The 777 is by far the most effective aircraft to haul horses, Atock says. It offers an optimum airflow, which is paramount for the horses. Emirates is the best and most cost-efficient carrier for horses, according to Atock.
A total of 980 horses will participate in the games. Those arriving from South America will be transported to Miami International Airport and then trucked to North Carolina. A few flying from Japan will arrive in Chicago and also be transported by truck. The remainder will be arriving from U.S. destinations.
One week from today I will be on the road! But I have some other posts relating to WEG to come this week including the third installment of my interview with Alan Davies in which he talks about how  he looks after the horses at major Championships like WEG and the Olympics.

14 Comments Add yours

  1. Jeff Rab says:

    Horses that fly! Is that like saying, “when a pig flies”?? 🙂 Do horses on these long flights have jet lag, physical problems, get the jitters more so??

    Liked by 1 person

    1. anne leueen says:

      Oddly enough horses are remarkably calm travelers. The take off and landing are the most difficult for them as they move about a bit to keep their balance.
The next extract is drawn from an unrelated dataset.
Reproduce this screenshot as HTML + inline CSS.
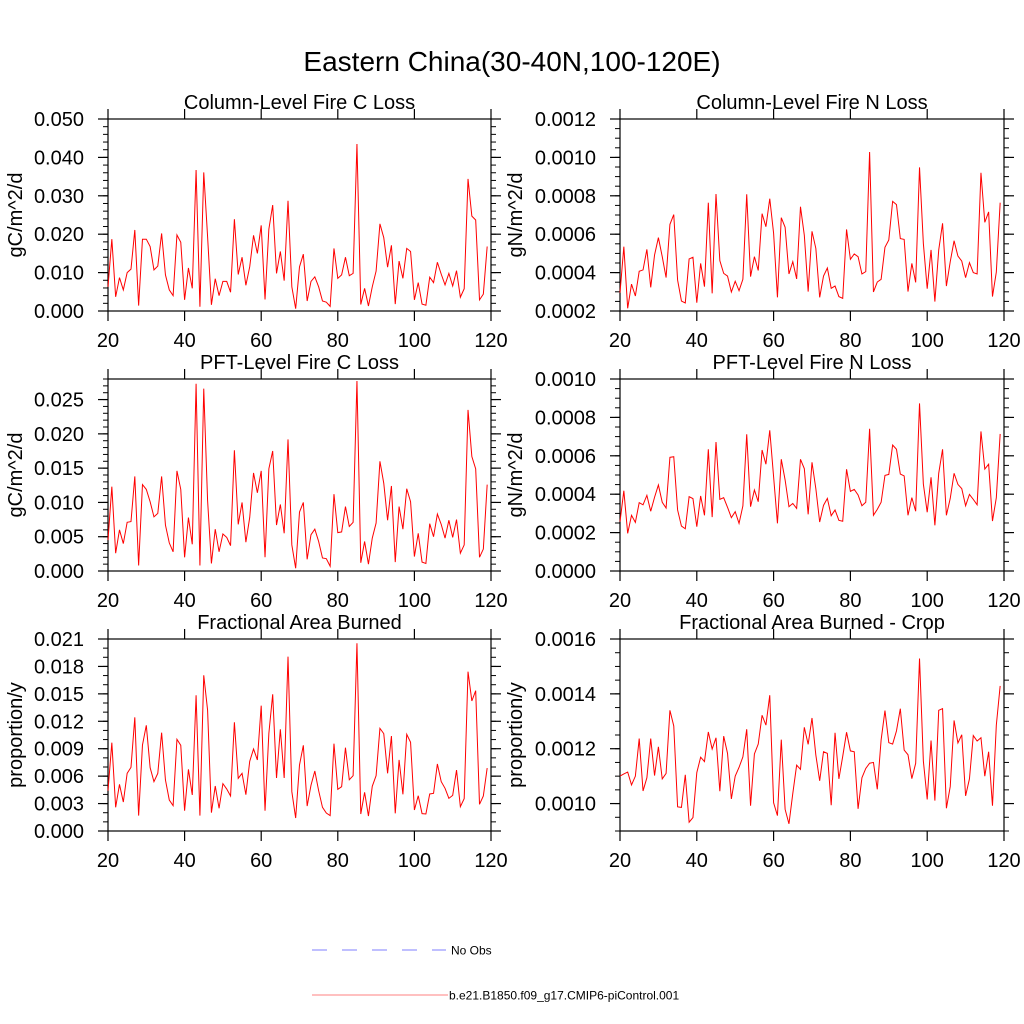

They are put into pallets( like a large box) with another horse, separated but beside them, and room to put their heads out and they get hay and water and as long as they are able to know there are other horses there they travel well. If they arrive in a very different climate especially into heat some struggle to adjust. They all need to be monitored for any signs of what they call “shipping fever” which is a respiratory illness. But most horses seem to be able to adjust well. They don’t have watches and they just seem to say ” ok new place , same food and my peeps are here…I’m cool with it.” They live in the present!

      Liked by 1 person

      1. Jeff Rab says:

        Interesting! Shipping fever actually makes sense too. The air is thin, even in pressurized cabin, and dry. I wish I did as well as they do on long flights!!!

        Liked by 1 person

  2. No horsing around in the plane. Hope they are in first class.

    Liked by 1 person

    1. anne leueen says:

      HaHa! It is a sort of first class. They get lifted on have room service and attendants to look after them.

      Like

  3. Wow, these figures are abit mind boggling. I can’t even imagine so many horses on the planes! Looking forward to reading your future posts on the games. 🙂 xxx

    Liked by 1 person

    1. anne leueen says:

      thanks! It is mind boggling. BTW I am getting your posts on my Reader but could not get to your site last night to like the post. I will keep trying however.

      Liked by 1 person

      1. The like button has gone on my site. If you click on the post on the reader, and then click on the title, it takes you through to my site. 🙂 Only commenting is an option though, but I have emailed wordpress to ask if the like button can come back. 🙂 xxx

        Liked by 1 person

  4. Emma Cownie says:

    Wow!! The logistics are mind boggling!!!

    Liked by 1 person

    1. anne leueen says:

      Indeed. It is a big machine!

      Liked by 1 person

  5. sandyjwhite says:

    Such an incredible, wonderful undertaking! So much to see!

    Liked by 1 person

    1. anne leueen says:

      It is a huge undertaking but the group behind it will see to it that anything that is needed will be there for the horses and riders.

      Liked by 1 person

  6. dprastka says:

    Wow!! How EXCITING!! I can’t believe all the horses that will be flown in, such a great post! Can’t wait to read more in the coming weeks! ❤️ -Diana

    Liked by 1 person

    1. anne leueen says:

      Thanks Diana! It is an exciting event and I’m looking forward to keeping you up to date on it.